- **Material provided**
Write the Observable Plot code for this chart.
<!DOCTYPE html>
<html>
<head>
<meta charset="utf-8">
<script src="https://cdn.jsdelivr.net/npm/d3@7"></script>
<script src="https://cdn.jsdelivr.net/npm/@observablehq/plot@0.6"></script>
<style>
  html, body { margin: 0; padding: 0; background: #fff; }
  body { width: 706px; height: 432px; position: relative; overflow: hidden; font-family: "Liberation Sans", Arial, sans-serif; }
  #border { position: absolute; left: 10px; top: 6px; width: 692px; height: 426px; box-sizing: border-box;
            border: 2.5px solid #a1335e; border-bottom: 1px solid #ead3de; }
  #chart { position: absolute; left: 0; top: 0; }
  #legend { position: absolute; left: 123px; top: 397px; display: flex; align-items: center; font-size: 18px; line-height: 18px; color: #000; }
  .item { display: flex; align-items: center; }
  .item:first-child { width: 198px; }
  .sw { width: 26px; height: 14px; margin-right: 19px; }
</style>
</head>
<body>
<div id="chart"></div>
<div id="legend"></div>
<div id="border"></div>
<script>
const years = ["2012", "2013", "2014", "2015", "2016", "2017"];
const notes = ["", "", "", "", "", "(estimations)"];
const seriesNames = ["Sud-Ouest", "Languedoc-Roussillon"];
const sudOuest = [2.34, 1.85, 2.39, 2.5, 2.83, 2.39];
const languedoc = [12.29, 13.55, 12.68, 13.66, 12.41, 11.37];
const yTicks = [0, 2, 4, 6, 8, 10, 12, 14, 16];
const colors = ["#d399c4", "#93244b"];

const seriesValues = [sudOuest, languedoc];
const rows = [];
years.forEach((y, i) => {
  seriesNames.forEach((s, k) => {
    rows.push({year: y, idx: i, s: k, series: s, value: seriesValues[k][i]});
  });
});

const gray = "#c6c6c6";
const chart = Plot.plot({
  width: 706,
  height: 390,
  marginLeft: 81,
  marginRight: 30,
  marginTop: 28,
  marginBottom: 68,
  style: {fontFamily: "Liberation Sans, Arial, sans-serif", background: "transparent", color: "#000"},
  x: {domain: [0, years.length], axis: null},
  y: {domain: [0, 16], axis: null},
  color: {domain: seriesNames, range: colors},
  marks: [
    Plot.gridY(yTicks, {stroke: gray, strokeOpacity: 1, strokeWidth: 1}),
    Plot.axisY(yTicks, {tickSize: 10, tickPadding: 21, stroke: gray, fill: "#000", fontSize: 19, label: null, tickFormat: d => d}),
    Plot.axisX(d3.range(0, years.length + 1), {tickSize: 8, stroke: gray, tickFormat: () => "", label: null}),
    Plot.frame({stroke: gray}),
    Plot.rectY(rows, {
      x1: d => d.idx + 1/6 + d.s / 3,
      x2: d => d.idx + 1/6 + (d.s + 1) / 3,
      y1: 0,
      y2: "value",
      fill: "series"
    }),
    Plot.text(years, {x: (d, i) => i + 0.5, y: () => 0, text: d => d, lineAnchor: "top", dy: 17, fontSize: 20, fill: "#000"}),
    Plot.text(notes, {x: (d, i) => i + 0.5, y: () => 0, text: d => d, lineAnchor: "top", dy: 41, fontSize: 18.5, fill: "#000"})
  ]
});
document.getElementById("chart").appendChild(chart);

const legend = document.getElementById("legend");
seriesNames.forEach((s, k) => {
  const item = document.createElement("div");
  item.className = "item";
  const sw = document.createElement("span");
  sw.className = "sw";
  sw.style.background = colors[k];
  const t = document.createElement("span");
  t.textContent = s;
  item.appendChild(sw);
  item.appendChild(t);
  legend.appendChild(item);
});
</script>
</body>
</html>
* * *
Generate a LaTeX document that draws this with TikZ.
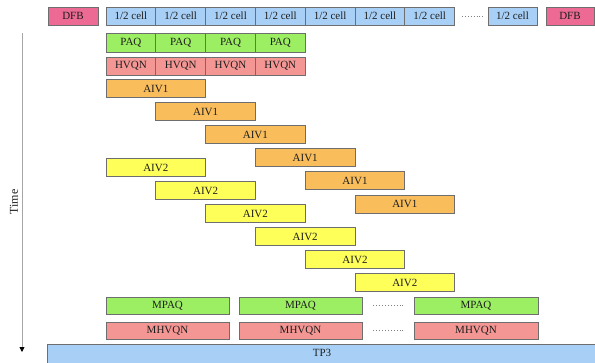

- **Instructions to follow**
Filter the records above for "document" and copy every matching line.

- **Written reply**
document.getElementById("chart").appendChild(chart);
const legend = document.getElementById("legend");
  const item = document.createElement("div");
  const sw = document.createElement("span");
  const t = document.createElement("span");
Generate a LaTeX document that draws this with TikZ.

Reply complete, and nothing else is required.